Think about it. It's horribly impractical, one would need to spend nearly the whole day in sunlight to recharge...
And to add insult to injury, not much energy from this size scale either, even at near perfect conversion efficiency (very much unlike plants or even modern photovoltanics), at more northern latitudes it may struggle to provide the energy equivalent of a normal diet. And that's not even getting into the issue of biochemical nutrients the fleshy bits would still require, you can't get those from sunlight.
 
Maybye in a green North Korea...
Think about it. It's horribly impractical, one would need to spend nearly the whole day in sunlight to recharge...
And to add insult to injury, not much energy from this size scale either, even at near perfect conversion efficiency (very much unlike plants or even modern photovoltanics), at more northern latitudes it may struggle to provide the energy equivalent of a normal diet.
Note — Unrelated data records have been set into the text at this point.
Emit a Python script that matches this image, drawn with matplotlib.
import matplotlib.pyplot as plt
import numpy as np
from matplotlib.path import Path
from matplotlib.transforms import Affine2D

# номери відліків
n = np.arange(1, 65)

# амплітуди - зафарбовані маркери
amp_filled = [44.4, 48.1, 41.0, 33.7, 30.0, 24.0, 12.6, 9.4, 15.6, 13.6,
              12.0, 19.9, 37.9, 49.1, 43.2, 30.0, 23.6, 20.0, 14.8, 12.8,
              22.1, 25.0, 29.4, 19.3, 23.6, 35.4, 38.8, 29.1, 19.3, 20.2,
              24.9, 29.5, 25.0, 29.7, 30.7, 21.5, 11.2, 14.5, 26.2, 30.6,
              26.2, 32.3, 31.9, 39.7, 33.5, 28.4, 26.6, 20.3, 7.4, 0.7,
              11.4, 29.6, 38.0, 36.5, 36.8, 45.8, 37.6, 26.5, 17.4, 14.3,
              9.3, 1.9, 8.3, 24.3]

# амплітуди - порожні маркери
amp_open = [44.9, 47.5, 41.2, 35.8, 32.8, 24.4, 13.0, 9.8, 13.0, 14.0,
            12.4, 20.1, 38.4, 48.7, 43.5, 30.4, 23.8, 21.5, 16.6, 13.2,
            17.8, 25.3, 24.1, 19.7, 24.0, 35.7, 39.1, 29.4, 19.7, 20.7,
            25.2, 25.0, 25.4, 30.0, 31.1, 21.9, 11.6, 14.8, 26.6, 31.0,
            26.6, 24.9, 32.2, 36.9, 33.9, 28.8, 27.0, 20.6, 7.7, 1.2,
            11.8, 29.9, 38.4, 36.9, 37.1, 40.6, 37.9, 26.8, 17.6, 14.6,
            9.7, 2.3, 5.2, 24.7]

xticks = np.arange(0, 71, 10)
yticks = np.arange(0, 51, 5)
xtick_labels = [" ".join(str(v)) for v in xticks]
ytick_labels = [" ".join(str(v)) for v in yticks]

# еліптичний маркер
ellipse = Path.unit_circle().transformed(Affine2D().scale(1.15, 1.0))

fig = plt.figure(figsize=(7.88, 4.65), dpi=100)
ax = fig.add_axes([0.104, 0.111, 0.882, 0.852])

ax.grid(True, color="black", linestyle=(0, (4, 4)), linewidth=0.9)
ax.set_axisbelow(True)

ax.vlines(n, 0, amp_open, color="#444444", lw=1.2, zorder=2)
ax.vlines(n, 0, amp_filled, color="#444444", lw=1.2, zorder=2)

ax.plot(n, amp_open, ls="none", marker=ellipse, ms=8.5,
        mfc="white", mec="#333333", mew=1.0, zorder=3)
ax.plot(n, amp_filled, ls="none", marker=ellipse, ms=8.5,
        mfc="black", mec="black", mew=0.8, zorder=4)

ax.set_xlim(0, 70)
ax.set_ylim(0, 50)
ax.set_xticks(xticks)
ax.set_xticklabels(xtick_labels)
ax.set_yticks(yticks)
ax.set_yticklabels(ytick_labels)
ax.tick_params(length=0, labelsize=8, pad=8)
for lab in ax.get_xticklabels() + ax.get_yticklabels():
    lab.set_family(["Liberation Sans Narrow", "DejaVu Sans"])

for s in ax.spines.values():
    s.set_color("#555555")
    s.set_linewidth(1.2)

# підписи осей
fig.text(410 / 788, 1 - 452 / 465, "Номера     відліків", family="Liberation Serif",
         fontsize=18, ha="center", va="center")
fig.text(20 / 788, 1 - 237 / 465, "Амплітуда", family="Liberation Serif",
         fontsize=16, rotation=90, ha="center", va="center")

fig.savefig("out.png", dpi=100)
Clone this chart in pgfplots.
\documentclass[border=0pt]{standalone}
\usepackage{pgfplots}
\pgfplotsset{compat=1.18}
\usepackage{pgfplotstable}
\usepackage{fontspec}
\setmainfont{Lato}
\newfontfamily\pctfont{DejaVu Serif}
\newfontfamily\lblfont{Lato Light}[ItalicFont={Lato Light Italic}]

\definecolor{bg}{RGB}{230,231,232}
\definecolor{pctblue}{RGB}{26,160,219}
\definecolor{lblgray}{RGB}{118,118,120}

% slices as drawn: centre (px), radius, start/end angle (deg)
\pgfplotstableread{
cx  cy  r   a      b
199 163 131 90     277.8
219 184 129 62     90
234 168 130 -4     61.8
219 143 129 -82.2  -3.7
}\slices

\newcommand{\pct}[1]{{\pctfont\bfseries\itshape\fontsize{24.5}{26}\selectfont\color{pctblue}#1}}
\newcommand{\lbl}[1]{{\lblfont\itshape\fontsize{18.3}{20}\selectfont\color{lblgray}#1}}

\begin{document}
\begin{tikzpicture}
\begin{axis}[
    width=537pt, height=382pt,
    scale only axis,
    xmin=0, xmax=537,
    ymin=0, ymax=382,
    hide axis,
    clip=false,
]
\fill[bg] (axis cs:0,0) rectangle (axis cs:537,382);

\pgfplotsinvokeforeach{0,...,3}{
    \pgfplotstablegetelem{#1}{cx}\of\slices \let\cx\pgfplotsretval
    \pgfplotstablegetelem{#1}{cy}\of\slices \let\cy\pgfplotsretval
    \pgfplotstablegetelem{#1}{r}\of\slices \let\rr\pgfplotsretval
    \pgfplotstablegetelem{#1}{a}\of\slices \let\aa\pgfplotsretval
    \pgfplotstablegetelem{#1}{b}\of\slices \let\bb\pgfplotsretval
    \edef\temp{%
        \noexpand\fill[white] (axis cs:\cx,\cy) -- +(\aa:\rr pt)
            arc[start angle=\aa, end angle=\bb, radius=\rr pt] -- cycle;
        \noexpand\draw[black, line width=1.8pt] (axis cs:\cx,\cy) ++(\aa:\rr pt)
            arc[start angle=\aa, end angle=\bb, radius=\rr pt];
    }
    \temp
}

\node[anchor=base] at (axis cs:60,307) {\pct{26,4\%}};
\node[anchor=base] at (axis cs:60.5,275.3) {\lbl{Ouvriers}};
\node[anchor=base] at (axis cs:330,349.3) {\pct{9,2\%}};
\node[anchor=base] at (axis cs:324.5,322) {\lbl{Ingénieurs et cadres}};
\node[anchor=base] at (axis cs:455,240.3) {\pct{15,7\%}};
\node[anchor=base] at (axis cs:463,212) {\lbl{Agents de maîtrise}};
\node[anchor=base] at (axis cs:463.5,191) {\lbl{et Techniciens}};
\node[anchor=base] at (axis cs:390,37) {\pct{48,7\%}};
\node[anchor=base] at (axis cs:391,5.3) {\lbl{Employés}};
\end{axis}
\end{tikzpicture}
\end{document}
And that's not even getting into the issue of biochemical nutrients the fleshy bits would still require, you can't get those from sunlight.
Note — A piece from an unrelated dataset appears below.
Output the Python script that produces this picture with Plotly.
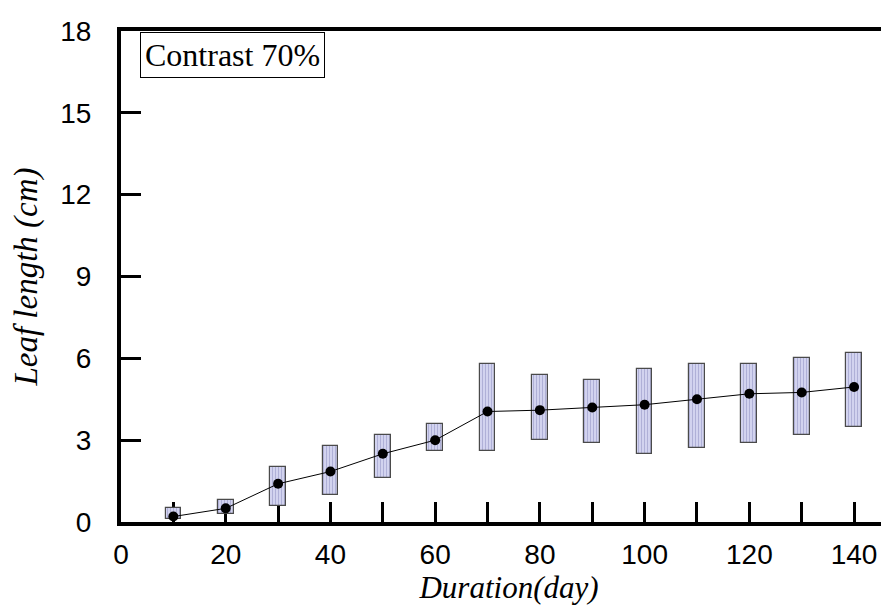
import plotly.graph_objects as go

days = [10, 20, 30, 40, 50, 60, 70, 80, 90, 100, 110, 120, 130, 140]
mean_len = [0.2, 0.5, 1.4, 1.85, 2.5, 3.0, 4.05, 4.1, 4.2, 4.3, 4.5, 4.7, 4.75, 4.95]
low_len = [0.1, 0.3, 0.6, 1.0, 1.6, 2.6, 2.6, 3.0, 2.9, 2.5, 2.7, 2.9, 3.2, 3.5]
high_len = [0.5, 0.8, 2.0, 2.8, 3.2, 3.6, 5.8, 5.4, 5.2, 5.6, 5.8, 5.8, 6.0, 6.2]
x_ticks = [0, 20, 40, 60, 80, 100, 120, 140]
y_ticks = [0, 3, 6, 9, 12, 15, 18]

fig = go.Figure()
fig.add_trace(go.Bar(
    x=days,
    base=low_len,
    y=[h - l for h, l in zip(high_len, low_len)],
    width=3,
    marker=dict(
        color="#cfd0ec",
        line=dict(color="#4a4a4a", width=1.2),
        pattern=dict(shape="|", fgcolor="#8c8ec0", bgcolor="#d2d3ef", size=3, solidity=0.35),
    ),
    showlegend=False,
    hoverinfo="skip",
))
fig.add_trace(go.Scatter(
    x=days, y=mean_len, mode="lines+markers",
    line=dict(color="black", width=1),
    marker=dict(color="black", size=10),
    showlegend=False,
))

fig.update_layout(
    width=889, height=607,
    margin=dict(l=113, r=0, t=22.5, b=92.5),
    paper_bgcolor="white", plot_bgcolor="white",
    font=dict(family="Liberation Sans, Arial", size=28, color="black"),
    xaxis=dict(
        range=[0, 148.2], tickvals=x_ticks, ticktext=[str(v) for v in x_ticks],
        showline=True, linecolor="black", linewidth=4, mirror=True,
        ticks="inside", ticklen=20, tickwidth=3, tickcolor="black",
        minor=dict(dtick=10, tick0=0, ticks="inside", ticklen=20, tickwidth=3, tickcolor="black"),
        showgrid=False, zeroline=False, layer="below traces",
        ticklabelstandoff=4,
        title=dict(text="Duration(day)", font=dict(family="Liberation Serif, Times New Roman", size=31, style="italic"), standoff=0),
    ),
    yaxis=dict(
        range=[0, 18], tickvals=y_ticks,
        showline=True, linecolor="black", linewidth=4, mirror=False,
        ticks="inside", ticklen=20, tickwidth=3, tickcolor="black",
        showgrid=False, zeroline=False, layer="below traces",
        ticklabelstandoff=20,
        title=dict(text="Leaf length (cm)", font=dict(family="Liberation Serif, Times New Roman", size=33, style="italic"), standoff=26),
    ),
    annotations=[dict(
        text="Contrast 70%", xref="paper", yref="paper",
        x=(139 - 113 - 7) / 776, y=(607 - 92.5 - 24) / 492,
        xanchor="left", yanchor="top", showarrow=False,
        font=dict(family="Liberation Serif, Times New Roman", size=32, color="black"),
        bordercolor="black", borderwidth=1, borderpad=4, bgcolor="white",
    )],
    bargap=0,
)

fig.write_html("out.html")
If a human-sized animal lives by eating plants, each day it has to eat an amount of plant matter that took several days to grow. This is why there have to be many times as much plant life as there are herbivores, and many times as many herbivores as there are carnivores.
 
There is no spoon tree. *waggles fingers*

We seem to get this attitude in some every few generations that 'this is it, we're coming up on the height of human progress' and it never really pans out. Mankind is a curious animal, and people are going to keep fiddling with things and making innovations long into the future until some Doctor Farnsworth-style fellow crosses wires on his doomsday device and sends the universe to kingdom come (or natural events lead to such). Even in dystopian hellholes people find new ways to do things and better things to do it with. I don't see us approaching an endpoint anytime soon...I mean, hell, there's an entire 90% of the universe* we didn't know existed until relatively recently and we've got to figure out what THAT'S about, right?

*This is based off vague recollections of dark-matter stuff, and could be wildly incorrect or naive in presentation. Dammit Jim, I'm an internet-poster not a physicist!
 
Looks like the question I should have asked is if there is an end to technology, rather than how close we were to it. I didn't realize that would be a controversial question.